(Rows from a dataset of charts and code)

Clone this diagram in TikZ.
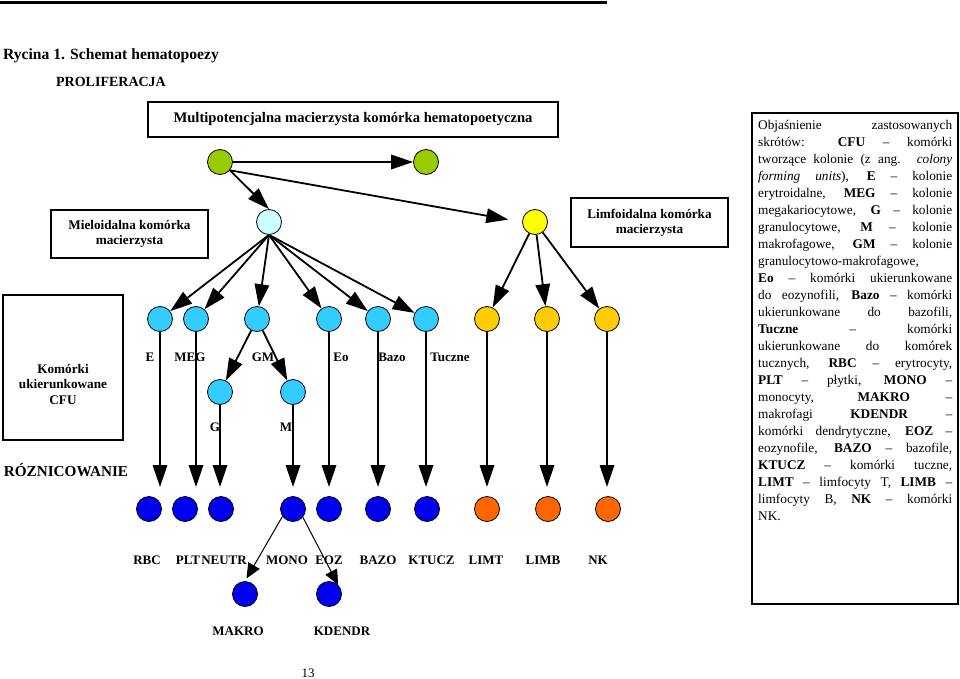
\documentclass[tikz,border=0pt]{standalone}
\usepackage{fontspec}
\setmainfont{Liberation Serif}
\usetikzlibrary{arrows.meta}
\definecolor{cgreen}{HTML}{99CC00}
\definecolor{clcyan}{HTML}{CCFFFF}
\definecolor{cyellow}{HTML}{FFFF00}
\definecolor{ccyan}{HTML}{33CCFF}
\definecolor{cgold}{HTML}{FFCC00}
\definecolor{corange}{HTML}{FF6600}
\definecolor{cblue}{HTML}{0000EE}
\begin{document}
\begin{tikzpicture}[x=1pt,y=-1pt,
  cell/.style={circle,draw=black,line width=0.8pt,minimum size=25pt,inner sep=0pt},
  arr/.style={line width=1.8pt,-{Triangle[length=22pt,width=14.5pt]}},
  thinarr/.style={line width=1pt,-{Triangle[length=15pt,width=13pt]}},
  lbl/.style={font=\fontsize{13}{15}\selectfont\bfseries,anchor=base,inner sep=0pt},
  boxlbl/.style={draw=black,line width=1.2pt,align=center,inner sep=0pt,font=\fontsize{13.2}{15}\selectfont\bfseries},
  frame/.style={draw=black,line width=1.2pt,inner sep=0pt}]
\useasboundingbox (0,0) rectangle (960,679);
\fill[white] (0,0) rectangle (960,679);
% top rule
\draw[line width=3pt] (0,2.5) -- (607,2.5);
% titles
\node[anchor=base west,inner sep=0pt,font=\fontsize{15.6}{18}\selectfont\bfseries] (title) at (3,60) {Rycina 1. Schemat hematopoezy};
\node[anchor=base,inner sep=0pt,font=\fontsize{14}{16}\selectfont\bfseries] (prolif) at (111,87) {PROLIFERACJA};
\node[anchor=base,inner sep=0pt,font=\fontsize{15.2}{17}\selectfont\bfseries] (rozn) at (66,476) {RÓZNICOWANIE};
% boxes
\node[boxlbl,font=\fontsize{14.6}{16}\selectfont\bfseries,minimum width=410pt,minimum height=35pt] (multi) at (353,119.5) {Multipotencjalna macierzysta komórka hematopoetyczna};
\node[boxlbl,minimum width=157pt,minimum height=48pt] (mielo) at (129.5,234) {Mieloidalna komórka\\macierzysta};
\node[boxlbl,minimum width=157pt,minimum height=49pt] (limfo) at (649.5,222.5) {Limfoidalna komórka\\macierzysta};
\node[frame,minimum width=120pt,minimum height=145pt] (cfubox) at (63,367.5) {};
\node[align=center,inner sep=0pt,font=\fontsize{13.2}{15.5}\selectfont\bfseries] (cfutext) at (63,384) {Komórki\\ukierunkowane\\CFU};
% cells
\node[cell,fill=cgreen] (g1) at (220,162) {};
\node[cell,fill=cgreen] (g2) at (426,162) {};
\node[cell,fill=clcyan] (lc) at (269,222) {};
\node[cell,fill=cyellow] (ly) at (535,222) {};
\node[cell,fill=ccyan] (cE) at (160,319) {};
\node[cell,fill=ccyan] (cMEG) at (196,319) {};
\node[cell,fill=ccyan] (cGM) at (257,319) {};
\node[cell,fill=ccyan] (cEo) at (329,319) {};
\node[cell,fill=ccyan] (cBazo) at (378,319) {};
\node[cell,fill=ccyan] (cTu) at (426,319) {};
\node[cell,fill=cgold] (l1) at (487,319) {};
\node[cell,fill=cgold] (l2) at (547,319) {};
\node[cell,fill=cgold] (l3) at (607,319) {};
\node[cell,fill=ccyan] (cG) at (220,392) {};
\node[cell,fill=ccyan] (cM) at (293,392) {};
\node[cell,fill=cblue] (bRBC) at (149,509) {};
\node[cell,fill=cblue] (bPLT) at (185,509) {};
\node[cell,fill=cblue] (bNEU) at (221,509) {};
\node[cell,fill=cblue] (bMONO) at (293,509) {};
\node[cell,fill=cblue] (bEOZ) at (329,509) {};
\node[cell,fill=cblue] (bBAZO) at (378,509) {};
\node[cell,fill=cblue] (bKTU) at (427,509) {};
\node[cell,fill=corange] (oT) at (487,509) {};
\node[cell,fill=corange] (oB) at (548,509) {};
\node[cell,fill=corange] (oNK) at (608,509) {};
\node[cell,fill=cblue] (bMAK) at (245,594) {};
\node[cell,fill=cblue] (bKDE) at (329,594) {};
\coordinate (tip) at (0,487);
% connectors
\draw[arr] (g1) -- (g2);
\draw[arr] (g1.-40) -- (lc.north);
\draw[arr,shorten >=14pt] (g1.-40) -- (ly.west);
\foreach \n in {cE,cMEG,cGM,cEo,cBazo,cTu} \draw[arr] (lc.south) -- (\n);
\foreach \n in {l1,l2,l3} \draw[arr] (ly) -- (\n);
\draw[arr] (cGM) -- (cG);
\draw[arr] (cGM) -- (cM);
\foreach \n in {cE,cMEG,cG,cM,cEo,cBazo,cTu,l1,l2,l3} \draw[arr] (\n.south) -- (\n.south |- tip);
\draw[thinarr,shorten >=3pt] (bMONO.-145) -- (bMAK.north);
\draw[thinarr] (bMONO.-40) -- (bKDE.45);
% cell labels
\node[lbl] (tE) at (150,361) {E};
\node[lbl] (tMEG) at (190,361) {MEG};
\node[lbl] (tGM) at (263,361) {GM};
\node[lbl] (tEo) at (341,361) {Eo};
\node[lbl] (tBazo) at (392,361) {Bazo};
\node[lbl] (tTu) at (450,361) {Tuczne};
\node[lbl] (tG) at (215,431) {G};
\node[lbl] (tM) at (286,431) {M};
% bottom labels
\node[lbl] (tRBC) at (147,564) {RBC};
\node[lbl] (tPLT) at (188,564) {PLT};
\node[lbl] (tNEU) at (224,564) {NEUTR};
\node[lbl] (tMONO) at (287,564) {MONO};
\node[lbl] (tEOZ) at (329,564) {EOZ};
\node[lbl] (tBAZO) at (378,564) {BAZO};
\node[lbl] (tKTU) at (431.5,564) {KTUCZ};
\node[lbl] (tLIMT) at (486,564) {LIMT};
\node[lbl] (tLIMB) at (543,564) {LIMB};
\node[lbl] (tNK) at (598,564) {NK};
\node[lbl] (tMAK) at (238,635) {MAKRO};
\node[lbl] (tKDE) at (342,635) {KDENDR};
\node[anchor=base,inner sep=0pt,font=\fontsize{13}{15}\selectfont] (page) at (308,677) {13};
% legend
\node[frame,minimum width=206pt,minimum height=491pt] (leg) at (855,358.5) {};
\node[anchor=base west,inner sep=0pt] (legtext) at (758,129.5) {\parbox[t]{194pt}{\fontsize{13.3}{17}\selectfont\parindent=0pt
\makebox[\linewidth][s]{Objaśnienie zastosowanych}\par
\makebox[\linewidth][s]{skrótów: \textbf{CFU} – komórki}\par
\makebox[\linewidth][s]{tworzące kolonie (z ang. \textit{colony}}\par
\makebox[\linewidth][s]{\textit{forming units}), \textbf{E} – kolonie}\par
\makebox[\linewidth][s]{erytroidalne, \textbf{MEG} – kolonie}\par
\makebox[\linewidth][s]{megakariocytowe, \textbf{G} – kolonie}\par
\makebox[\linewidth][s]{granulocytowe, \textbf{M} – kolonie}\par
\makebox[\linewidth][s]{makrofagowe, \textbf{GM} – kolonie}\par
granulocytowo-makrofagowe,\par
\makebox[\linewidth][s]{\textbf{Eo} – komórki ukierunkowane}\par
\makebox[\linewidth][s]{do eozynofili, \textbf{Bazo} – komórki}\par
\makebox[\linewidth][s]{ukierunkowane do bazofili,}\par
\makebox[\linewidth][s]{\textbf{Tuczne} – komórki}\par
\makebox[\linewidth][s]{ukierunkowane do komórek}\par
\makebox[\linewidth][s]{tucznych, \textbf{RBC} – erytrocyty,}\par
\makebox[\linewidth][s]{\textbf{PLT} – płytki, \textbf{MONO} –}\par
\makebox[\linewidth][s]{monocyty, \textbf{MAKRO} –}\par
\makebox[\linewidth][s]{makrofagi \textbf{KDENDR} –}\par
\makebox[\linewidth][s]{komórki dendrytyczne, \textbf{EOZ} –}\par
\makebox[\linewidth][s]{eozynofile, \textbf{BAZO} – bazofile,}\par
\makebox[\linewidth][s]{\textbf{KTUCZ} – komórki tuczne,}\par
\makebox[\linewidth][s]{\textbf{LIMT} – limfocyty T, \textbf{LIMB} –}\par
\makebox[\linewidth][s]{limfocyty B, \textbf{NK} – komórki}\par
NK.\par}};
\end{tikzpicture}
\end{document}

...

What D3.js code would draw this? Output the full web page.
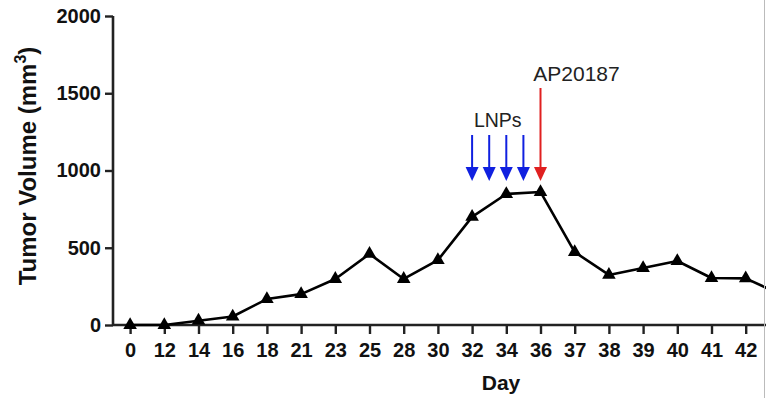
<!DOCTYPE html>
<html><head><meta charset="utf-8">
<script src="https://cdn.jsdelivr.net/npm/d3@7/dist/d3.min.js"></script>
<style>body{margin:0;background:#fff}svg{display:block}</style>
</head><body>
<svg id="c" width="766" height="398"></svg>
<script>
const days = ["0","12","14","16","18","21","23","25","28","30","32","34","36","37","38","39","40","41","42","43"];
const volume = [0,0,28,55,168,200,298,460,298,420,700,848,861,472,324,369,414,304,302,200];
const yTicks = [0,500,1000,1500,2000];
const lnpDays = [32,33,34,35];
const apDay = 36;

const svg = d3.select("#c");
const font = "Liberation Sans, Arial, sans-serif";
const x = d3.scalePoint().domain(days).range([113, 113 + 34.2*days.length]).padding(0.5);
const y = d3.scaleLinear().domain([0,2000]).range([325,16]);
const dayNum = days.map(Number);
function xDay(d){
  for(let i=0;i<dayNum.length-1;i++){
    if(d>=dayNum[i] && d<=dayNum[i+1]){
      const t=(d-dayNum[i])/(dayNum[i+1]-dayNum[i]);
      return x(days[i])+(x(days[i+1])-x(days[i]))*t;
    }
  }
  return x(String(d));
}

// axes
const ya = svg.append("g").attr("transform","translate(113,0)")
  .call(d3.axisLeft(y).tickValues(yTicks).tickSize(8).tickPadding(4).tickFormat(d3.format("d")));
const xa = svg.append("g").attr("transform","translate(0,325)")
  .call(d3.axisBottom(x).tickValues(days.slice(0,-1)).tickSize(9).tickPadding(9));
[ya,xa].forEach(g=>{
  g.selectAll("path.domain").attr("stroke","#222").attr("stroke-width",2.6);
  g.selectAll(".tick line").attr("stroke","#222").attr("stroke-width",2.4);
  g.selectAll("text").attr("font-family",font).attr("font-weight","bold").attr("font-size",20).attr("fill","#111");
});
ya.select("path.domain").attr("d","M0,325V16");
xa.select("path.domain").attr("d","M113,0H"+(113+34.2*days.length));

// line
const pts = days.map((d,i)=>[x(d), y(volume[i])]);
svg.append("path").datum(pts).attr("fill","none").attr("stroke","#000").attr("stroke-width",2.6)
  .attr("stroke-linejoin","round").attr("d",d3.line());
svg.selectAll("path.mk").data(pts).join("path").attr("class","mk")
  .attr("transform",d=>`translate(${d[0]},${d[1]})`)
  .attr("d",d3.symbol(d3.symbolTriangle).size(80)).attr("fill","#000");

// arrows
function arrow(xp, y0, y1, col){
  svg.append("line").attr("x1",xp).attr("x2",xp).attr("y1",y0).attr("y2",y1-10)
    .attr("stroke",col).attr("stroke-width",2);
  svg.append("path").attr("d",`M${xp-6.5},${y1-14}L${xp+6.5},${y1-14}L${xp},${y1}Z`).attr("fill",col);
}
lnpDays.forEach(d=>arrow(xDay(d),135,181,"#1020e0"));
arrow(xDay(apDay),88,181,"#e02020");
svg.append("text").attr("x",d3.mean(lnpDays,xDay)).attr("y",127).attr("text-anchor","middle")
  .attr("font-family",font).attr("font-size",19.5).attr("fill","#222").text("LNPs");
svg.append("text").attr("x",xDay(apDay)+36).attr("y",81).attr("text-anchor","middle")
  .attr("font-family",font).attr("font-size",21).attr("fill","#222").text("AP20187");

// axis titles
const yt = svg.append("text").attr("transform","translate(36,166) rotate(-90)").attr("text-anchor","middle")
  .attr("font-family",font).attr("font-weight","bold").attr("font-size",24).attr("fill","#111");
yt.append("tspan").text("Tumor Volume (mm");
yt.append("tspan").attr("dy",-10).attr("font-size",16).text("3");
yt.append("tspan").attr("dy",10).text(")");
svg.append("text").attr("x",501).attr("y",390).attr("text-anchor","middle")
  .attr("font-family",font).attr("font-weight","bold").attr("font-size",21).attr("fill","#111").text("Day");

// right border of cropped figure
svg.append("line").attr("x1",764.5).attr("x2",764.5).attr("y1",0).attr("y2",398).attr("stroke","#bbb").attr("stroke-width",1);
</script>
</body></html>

● PROMPT:
Above are some entries. Restate word for word the lines from the one holding "What D3.js code" through the one holding "const apDay = 36;", but not the pictures.

● ANSWER IN FULL:
What D3.js code would draw this? Output the full web page.
<!DOCTYPE html>
<html><head><meta charset="utf-8">
<script src="https://cdn.jsdelivr.net/npm/d3@7/dist/d3.min.js"></script>
<style>body{margin:0;background:#fff}svg{display:block}</style>
</head><body>
<svg id="c" width="766" height="398"></svg>
<script>
const days = ["0","12","14","16","18","21","23","25","28","30","32","34","36","37","38","39","40","41","42","43"];
const volume = [0,0,28,55,168,200,298,460,298,420,700,848,861,472,324,369,414,304,302,200];
const yTicks = [0,500,1000,1500,2000];
const lnpDays = [32,33,34,35];
const apDay = 36;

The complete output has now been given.